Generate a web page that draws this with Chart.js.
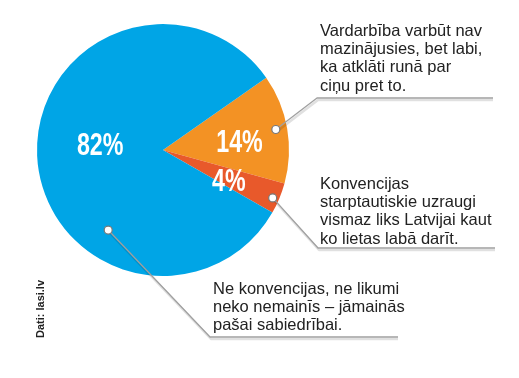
<!DOCTYPE html>
<html>
<head>
<meta charset="utf-8">
<script src="https://cdn.jsdelivr.net/npm/chart.js@4"></script>
<style>
  html, body { margin: 0; padding: 0; background: #fff; }
  #wrap { width: 519px; height: 378px; position: relative; }
</style>
</head>
<body>
<div id="wrap"><canvas id="chart"></canvas></div>
<script>
// data
const categories = [
  'Vardarbība varbūt nav mazinājusies, bet labi, ka atklāti runā par ciņu pret to.',
  'Konvencijas starptautiskie uzraugi vismaz liks Latvijai kaut ko lietas labā darīt.',
  'Ne konvencijas, ne likumi neko nemainīs – jāmainās pašai sabiedrībai.'
];
const shares = [14, 4, 82];
const calloutLines = [
  ['Vardarbība varbūt nav', 'mazinājusies, bet labi,', 'ka atklāti runā par', 'ciņu pret to.'],
  ['Konvencijas', 'starptautiskie uzraugi', 'vismaz liks Latvijai kaut', 'ko lietas labā darīt.'],
  ['Ne konvencijas, ne likumi', 'neko nemainīs – jāmainās', 'pašai sabiedrībai.']
];
const sourceText = 'Dati: lasi.lv';

const colors = ['#f39224', '#e8592b', '#00a5e6'];

// layout of labels and leader lines (style, not data)
const pctPos = [   // radius fraction, angle shift (deg) from slice middle
  { r: 0.61, shift: 4 },
  { r: 0.58, shift: 3 },
  { r: 0.50, shift: 7 }
];
const dotPos = [   // where the leader dot sits on the slice
  { r: 0.91, shift: -0.5 },
  { r: 0.95, shift: 1 },
  { r: 0.77, shift: -53 }
];
const callout = [
  { elbow: [317, 98], end: 493, textX: 320, textY: 23 },
  { elbow: [318, 248], end: 495, textX: 320, textY: 176 },
  { elbow: [210, 337], end: 398, textX: 213, textY: 281 }
];

const rad = d => d * Math.PI / 180;

const calloutPlugin = {
  id: 'callouts',
  afterDatasetsDraw(chart) {
    const ctx = chart.ctx;
    const arcs = chart.getDatasetMeta(0).data;
    ctx.save();

    arcs.forEach((arc, i) => {
      const { x, y, startAngle, endAngle, outerRadius } = arc.getProps(['x', 'y', 'startAngle', 'endAngle', 'outerRadius'], true);
      const mid = (startAngle + endAngle) / 2;

      // percentage label
      const pa = mid + rad(pctPos[i].shift);
      const px = x + Math.cos(pa) * outerRadius * pctPos[i].r;
      const py = y + Math.sin(pa) * outerRadius * pctPos[i].r;
      ctx.save();
      ctx.translate(px, py);
      ctx.scale(0.75, 1);
      ctx.fillStyle = '#fff';
      ctx.font = 'bold 31px "Liberation Sans Narrow", "Liberation Sans", sans-serif';
      ctx.textAlign = 'center';
      ctx.textBaseline = 'middle';
      ctx.fillText(shares[i] + '%', 0, 1);
      ctx.restore();

      // leader line from dot to elbow to end
      const da = mid + rad(dotPos[i].shift);
      const dx = x + Math.cos(da) * outerRadius * dotPos[i].r;
      const dy = y + Math.sin(da) * outerRadius * dotPos[i].r;
      const c = callout[i];
      ctx.lineJoin = 'round';
      // soft shadow
      ctx.strokeStyle = 'rgba(0,0,0,0.12)';
      ctx.lineWidth = 2.5;
      ctx.beginPath();
      ctx.moveTo(dx + 1, dy + 2);
      ctx.lineTo(c.elbow[0] + 1, c.elbow[1] + 2);
      ctx.lineTo(c.end, c.elbow[1] + 2);
      ctx.stroke();
      ctx.strokeStyle = '#a0a0a0';
      ctx.lineWidth = 1.3;
      ctx.beginPath();
      ctx.moveTo(dx, dy);
      ctx.lineTo(c.elbow[0], c.elbow[1]);
      ctx.lineTo(c.end, c.elbow[1]);
      ctx.stroke();

      // dot
      ctx.beginPath();
      ctx.arc(dx, dy, 4, 0, Math.PI * 2);
      ctx.fillStyle = '#fff';
      ctx.fill();
      ctx.strokeStyle = '#777';
      ctx.lineWidth = 1.2;
      ctx.stroke();

      // callout text
      ctx.fillStyle = '#222';
      ctx.font = '16.5px "Liberation Sans", sans-serif';
      ctx.textAlign = 'left';
      ctx.textBaseline = 'top';
      calloutLines[i].forEach((line, k) => {
        ctx.fillText(line, c.textX, c.textY + k * 18.3);
      });
    });

    // source, rotated
    ctx.save();
    ctx.translate(41, 309);
    ctx.rotate(-Math.PI / 2);
    ctx.fillStyle = '#222';
    ctx.font = 'bold 11px "Liberation Sans Narrow", "Liberation Sans", sans-serif';
    ctx.textAlign = 'center';
    ctx.textBaseline = 'middle';
    ctx.fillText(sourceText, 0, 0);
    ctx.restore();

    ctx.restore();
  }
};

new Chart(document.getElementById('chart'), {
  type: 'pie',
  data: {
    labels: categories,
    datasets: [{
      data: shares,
      backgroundColor: colors,
      borderWidth: 0
    }]
  },
  options: {
    responsive: true,
    maintainAspectRatio: false,
    animation: false,
    rotation: 55,
    layout: { padding: { left: 37, top: 24, right: 230, bottom: 102 } },
    plugins: {
      legend: { display: false },
      tooltip: { enabled: false }
    }
  },
  plugins: [calloutPlugin]
});
</script>
</body>
</html>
-=-=-=-=-
▶ **TASK DETAILS**:
Copy out all the data exactly; skip the pictures.

▶ **RESULT**:
Generate a web page that draws this with Chart.js.
<!DOCTYPE html>
<html>
<head>
<meta charset="utf-8">
<script src="https://cdn.jsdelivr.net/npm/chart.js@4"></script>
<style>
  html, body { margin: 0; padding: 0; background: #fff; }
  #wrap { width: 519px; height: 378px; position: relative; }
</style>
</head>
<body>
<div id="wrap"><canvas id="chart"></canvas></div>
<script>
// data
const categories = [
  'Vardarbība varbūt nav mazinājusies, bet labi, ka atklāti runā par ciņu pret to.',
  'Konvencijas starptautiskie uzraugi vismaz liks Latvijai kaut ko lietas labā darīt.',
  'Ne konvencijas, ne likumi neko nemainīs – jāmainās pašai sabiedrībai.'
];
const shares = [14, 4, 82];
const calloutLines = [
  ['Vardarbība varbūt nav', 'mazinājusies, bet labi,', 'ka atklāti runā par', 'ciņu pret to.'],
  ['Konvencijas', 'starptautiskie uzraugi', 'vismaz liks Latvijai kaut', 'ko lietas labā darīt.'],
  ['Ne konvencijas, ne likumi', 'neko nemainīs – jāmainās', 'pašai sabiedrībai.']
];
const sourceText = 'Dati: lasi.lv';

const colors = ['#f39224', '#e8592b', '#00a5e6'];

// layout of labels and leader lines (style, not data)
const pctPos = [   // radius fraction, angle shift (deg) from slice middle
  { r: 0.61, shift: 4 },
  { r: 0.58, shift: 3 },
  { r: 0.50, shift: 7 }
];
const dotPos = [   // where the leader dot sits on the slice
  { r: 0.91, shift: -0.5 },
  { r: 0.95, shift: 1 },
  { r: 0.77, shift: -53 }
];
const callout = [
  { elbow: [317, 98], end: 493, textX: 320, textY: 23 },
  { elbow: [318, 248], end: 495, textX: 320, textY: 176 },
  { elbow: [210, 337], end: 398, textX: 213, textY: 281 }
];

const rad = d => d * Math.PI / 180;

const calloutPlugin = {
  id: 'callouts',
  afterDatasetsDraw(chart) {
    const ctx = chart.ctx;
    const arcs = chart.getDatasetMeta(0).data;
    ctx.save();

    arcs.forEach((arc, i) => {
      const { x, y, startAngle, endAngle, outerRadius } = arc.getProps(['x', 'y', 'startAngle', 'endAngle', 'outerRadius'], true);
      const mid = (startAngle + endAngle) / 2;

      // percentage label
      const pa = mid + rad(pctPos[i].shift);
      const px = x + Math.cos(pa) * outerRadius * pctPos[i].r;
      const py = y + Math.sin(pa) * outerRadius * pctPos[i].r;
      ctx.save();
      ctx.translate(px, py);
      ctx.scale(0.75, 1);
      ctx.fillStyle = '#fff';
      ctx.font = 'bold 31px "Liberation Sans Narrow", "Liberation Sans", sans-serif';
      ctx.textAlign = 'center';
      ctx.textBaseline = 'middle';
      ctx.fillText(shares[i] + '%', 0, 1);
      ctx.restore();

      // leader line from dot to elbow to end
      const da = mid + rad(dotPos[i].shift);
      const dx = x + Math.cos(da) * outerRadius * dotPos[i].r;
      const dy = y + Math.sin(da) * outerRadius * dotPos[i].r;
      const c = callout[i];
      ctx.lineJoin = 'round';
      // soft shadow
      ctx.strokeStyle = 'rgba(0,0,0,0.12)';
      ctx.lineWidth = 2.5;
      ctx.beginPath();
      ctx.moveTo(dx + 1, dy + 2);
      ctx.lineTo(c.elbow[0] + 1, c.elbow[1] + 2);
      ctx.lineTo(c.end, c.elbow[1] + 2);
      ctx.stroke();
      ctx.strokeStyle = '#a0a0a0';
      ctx.lineWidth = 1.3;
      ctx.beginPath();
      ctx.moveTo(dx, dy);
      ctx.lineTo(c.elbow[0], c.elbow[1]);
      ctx.lineTo(c.end, c.elbow[1]);
      ctx.stroke();

      // dot
      ctx.beginPath();
      ctx.arc(dx, dy, 4, 0, Math.PI * 2);
      ctx.fillStyle = '#fff';
      ctx.fill();
      ctx.strokeStyle = '#777';
      ctx.lineWidth = 1.2;
      ctx.stroke();

      // callout text
      ctx.fillStyle = '#222';
      ctx.font = '16.5px "Liberation Sans", sans-serif';
      ctx.textAlign = 'left';
      ctx.textBaseline = 'top';
      calloutLines[i].forEach((line, k) => {
        ctx.fillText(line, c.textX, c.textY + k * 18.3);
      });
    });

    // source, rotated
    ctx.save();
    ctx.translate(41, 309);
    ctx.rotate(-Math.PI / 2);
    ctx.fillStyle = '#222';
    ctx.font = 'bold 11px "Liberation Sans Narrow", "Liberation Sans", sans-serif';
    ctx.textAlign = 'center';
    ctx.textBaseline = 'middle';
    ctx.fillText(sourceText, 0, 0);
    ctx.restore();

    ctx.restore();
  }
};

new Chart(document.getElementById('chart'), {
  type: 'pie',
  data: {
    labels: categories,
    datasets: [{
      data: shares,
      backgroundColor: colors,
      borderWidth: 0
    }]
  },
  options: {
    responsive: true,
    maintainAspectRatio: false,
    animation: false,
    rotation: 55,
    layout: { padding: { left: 37, top: 24, right: 230, bottom: 102 } },
    plugins: {
      legend: { display: false },
      tooltip: { enabled: false }
    }
  },
  plugins: [calloutPlugin]
});
</script>
</body>
</html>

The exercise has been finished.